The Phillips Curve
The simplified AS–AD model that we have used so far is fully consistent with Keynes’s original model. More recent research, though, has indicated that in the real world, an aggregate supply curve is more curved than the right angle used in this chapter. Rather, the real-world AS curve is very flat at levels of output far below potential (“the Keynesian zone”), very steep at levels of output above potential (“the neoclassical zone”) and curved in between (“the intermediate zone”). This is illustrated in Figure 11.7. The typical aggregate supply curve leads to the concept of the Phillips curve.
The Discovery of the Phillips Curve
In the 1950s, A.W. Phillips, an economist at the London School of Economics, was studying the Keynesian analytical framework. The Keynesian theory implied that during a recession inflationary pressures are low, but when the level of output is at or even pushing beyond potential GDP, the economy is at greater risk for inflation. Phillips analyzed 60 years of British data and did find that tradeoff between unemployment and inflation, which became known as a Phillips curve. Figure 11.8 shows a theoretical Phillips curve, and the following Work It Out feature shows how the pattern appears for the United States.
TRY IT
THE PHILLIPS CURVE FOR THE UNITED STATES
Step 1. Go to this website to see the 2005 Economic Report of the President.

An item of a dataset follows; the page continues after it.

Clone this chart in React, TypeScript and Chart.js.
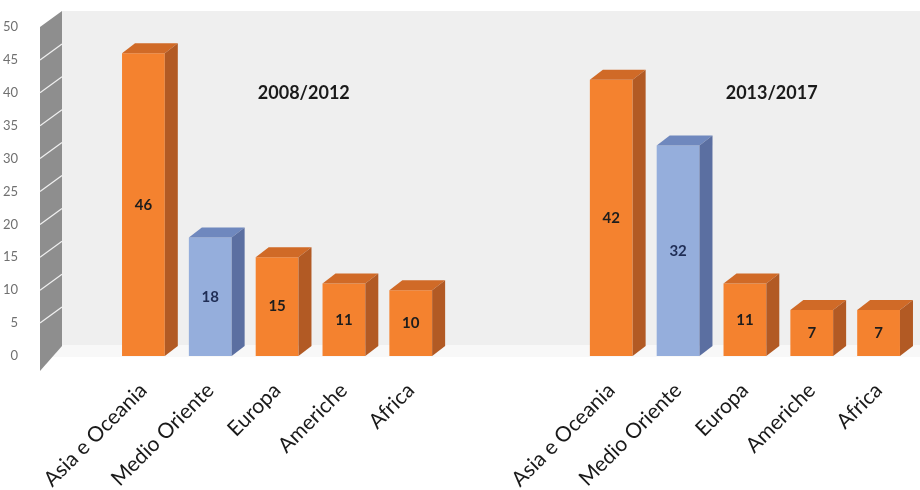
import React, { useEffect, useRef } from "react";
import { Chart, registerables } from "chart.js";

Chart.register(...registerables);

const regions = ["Asia e Oceania", "Medio Oriente", "Europa", "Americhe", "Africa"];
const values2008 = [46, 18, 15, 11, 10];
const values2013 = [42, 32, 11, 7, 7];
const groupTitles = ["2008/2012", "2013/2017"];
const highlightRegion = "Medio Oriente";

const labels = [...regions, "", "", ...regions];
const values = [...values2008, null, null, ...values2013];

const ORANGE = { front: "#F4822F", top: "#D06A27", side: "#B25A24", text: "#1d1d1d" };
const BLUE = { front: "#95AEDC", top: "#6F88BE", side: "#5B6FA1", text: "#1f2d55" };
const DX = 13;
const DY = 10;

const pal = (i: number) => (labels[i] === highlightRegion ? BLUE : ORANGE);

const threeD = {
  id: "threeD",
  beforeDatasetsDraw(chart: any) {
    const { ctx, chartArea, scales } = chart;
    const y = scales.y;
    const L = chartArea.left;
    const wallL = L - 70;
    const wallR = L - 48;
    const y0 = y.getPixelForValue(0);
    const y50 = y.getPixelForValue(50);
    ctx.save();
    ctx.fillStyle = "#EFEFEF";
    ctx.fillRect(wallR, y50 - 16, chart.width - wallR, y0 - 11 - (y50 - 16));
    ctx.fillStyle = "#F8F8F8";
    ctx.beginPath();
    ctx.moveTo(wallR, y0 - 11);
    ctx.lineTo(chart.width, y0 - 11);
    ctx.lineTo(chart.width, y0 + 1);
    ctx.lineTo(wallL + 10, y0 + 1);
    ctx.closePath();
    ctx.fill();
    ctx.fillStyle = "#8E8E8E";
    ctx.beginPath();
    ctx.moveTo(wallL, y50);
    ctx.lineTo(wallR, y50 - 16);
    ctx.lineTo(wallR, y0 - 10);
    ctx.lineTo(wallL, y0 + 15);
    ctx.closePath();
    ctx.fill();
    ctx.strokeStyle = "#F0F0F0";
    ctx.lineWidth = 1.2;
    for (let v = 5; v < 50; v += 5) {
      const py = y.getPixelForValue(v);
      ctx.beginPath();
      ctx.moveTo(wallL, py);
      ctx.lineTo(wallR, py - 16);
      ctx.stroke();
    }
    ctx.restore();
  },
  afterDatasetsDraw(chart: any) {
    const { ctx, scales } = chart;
    const meta = chart.getDatasetMeta(0);
    ctx.save();
    meta.data.forEach((bar: any, i: number) => {
      if (values[i] == null) return;
      const p = pal(i);
      const { x, y, base, width } = bar.getProps(["x", "y", "base", "width"], true);
      const l = x - width / 2;
      const r = x + width / 2;
      ctx.fillStyle = p.top;
      ctx.beginPath();
      ctx.moveTo(l, y);
      ctx.lineTo(l + DX, y - DY);
      ctx.lineTo(r + DX, y - DY);
      ctx.lineTo(r, y);
      ctx.closePath();
      ctx.fill();
      ctx.fillStyle = p.side;
      ctx.beginPath();
      ctx.moveTo(r, y);
      ctx.lineTo(r + DX, y - DY);
      ctx.lineTo(r + DX, base - DY);
      ctx.lineTo(r, base);
      ctx.closePath();
      ctx.fill();
      ctx.fillStyle = p.text;
      ctx.font = "bold 15px Lato";
      ctx.textAlign = "center";
      ctx.textBaseline = "middle";
      ctx.fillText(String(values[i]), x, (y + base) / 2);
    });
    ctx.fillStyle = "#1a1a1a";
    ctx.font = "bold 18px Lato";
    ctx.textAlign = "center";
    ctx.textBaseline = "middle";
    const ty = scales.y.getPixelForValue(40);
    ctx.fillText(groupTitles[0], scales.x.getPixelForValue(2.4), ty);
    ctx.fillText(groupTitles[1], scales.x.getPixelForValue(9.4), ty);
    ctx.restore();
  },
};

export default function App() {
  const ref = useRef<HTMLCanvasElement | null>(null);
  useEffect(() => {
    if (!ref.current) return;
    const chart = new Chart(ref.current, {
      type: "bar",
      data: {
        labels,
        datasets: [
          {
            data: values as any,
            backgroundColor: labels.map((_, i) => pal(i).front),
            barPercentage: 0.64,
            categoryPercentage: 1,
          },
        ],
      },
      options: {
        responsive: false,
        animation: false,
        layout: { padding: { top: 27, right: 8, left: 0, bottom: 0 } },
        plugins: { legend: { display: false }, tooltip: { enabled: false } },
        scales: {
          x: {
            grid: { display: false },
            border: { display: false },
            ticks: {
              color: "#1a1a1a",
              font: { family: "Lato", size: 21 },
              minRotation: 45,
              maxRotation: 45,
              autoSkip: false,
              padding: 14,
            },
            afterFit: (s: any) => {
              s.height = 134;
              s.paddingLeft = 0;
              s.paddingRight = 0;
            },
          },
          y: {
            min: 0,
            max: 50,
            grid: { display: false },
            border: { display: false },
            ticks: {
              stepSize: 5,
              color: "#707070",
              font: { family: "Lato", size: 13 },
              padding: 84,
            },
            afterFit: (s: any) => {
              s.width = 110;
              s.paddingTop = 0;
              s.paddingBottom = 0;
            },
          },
        },
      },
      plugins: [threeD],
    });
    return () => chart.destroy();
  }, []);
  return (
    <div style={{ position: "absolute", left: 0, top: 0, width: 920, height: 490, background: "#fff" }}>
      <canvas ref={ref} width={920} height={490} style={{ display: "block" }} />
    </div>
  );
}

Step 2. Scroll down and locate Table B-63 in the Appendices. This table is titled “Changes in special consumer price indexes, 1960–2004.”
Step 3. Download the table in Excel by selecting the XLS option and then selecting the location in which to save the file.
Step 4. Open the downloaded Excel file.
Step 5. View the third column (labeled “Year to year”). This is the inflation rate, measured by the percentage change in the Consumer Price Index.
Step 6. Return to the website and scroll to locate the Appendix Table B-42 “Civilian unemployment rate, 1959–2004.
Step 7. Download the table in Excel.
Step 8. Open the downloaded Excel file and view the second column. This is the overall unemployment rate.
Step 9. Using the data available from these two tables, plot the Phillips curve for 1960–69, with unemployment rate on the x-axis and the inflation rate on the y-axis. Your graph should look like Figure 11.9.
Step 10. Plot the Phillips curve for 1960–1979. What does the graph look like? Do you still see the tradeoff between inflation and unemployment? Your graph should look like Figure 11.10.
Over this longer period of time, the Phillips curve appears to have shifted out. There is no longer a tradeoff.
The Instability of the Phillips Curve
During the 1960s, the Phillips curve was seen as a policy menu. A nation could choose low inflation and high unemployment, or high inflation and low unemployment, or anywhere in between. Fiscal and monetary policy could be used to move up or down the Phillips curve as desired. Then a curious thing happened. When policymakers tried to exploit the tradeoff between inflation and unemployment, the result was an increase in both inflation and unemployment. What had happened? The Phillips curve shifted.
The U.S. economy experienced this pattern in the deep recession from 1973 to 1975, and again in back-to-back recessions from 1980 to 1982. Many nations around the world saw similar increases in unemployment and inflation. This pattern became known as stagflation. (Recall from The Aggregate Supply-Aggregate Demand Model that stagflation is an unhealthy combination of high unemployment and high inflation.) Perhaps most important, stagflation was a phenomenon that could not be explained by traditional Keynesian economics.
Economists have concluded that two factors cause the Phillips curve to shift. The first is supply shocks, like the Oil Crisis of the mid-1970s, which first brought stagflation into our vocabulary. The second is changes in people’s expectations about inflation. In other words, there may be a tradeoff between inflation and unemployment when people expect no inflation, but when they realize inflation is occurring, the tradeoff disappears. Both factors (supply shocks and changes in inflationary expectations) cause the aggregate supply curve, and thus the Phillips curve, to shift.
In short, a downward-sloping Phillips curve should be interpreted as valid for short-run periods of several years, but over longer periods, when aggregate supply shifts, the downward-sloping Phillips curve can shift so that unemployment and inflation are both higher (as in the 1970s and early 1980s) or both lower (as in the early 1990s or first decade of the 2000s).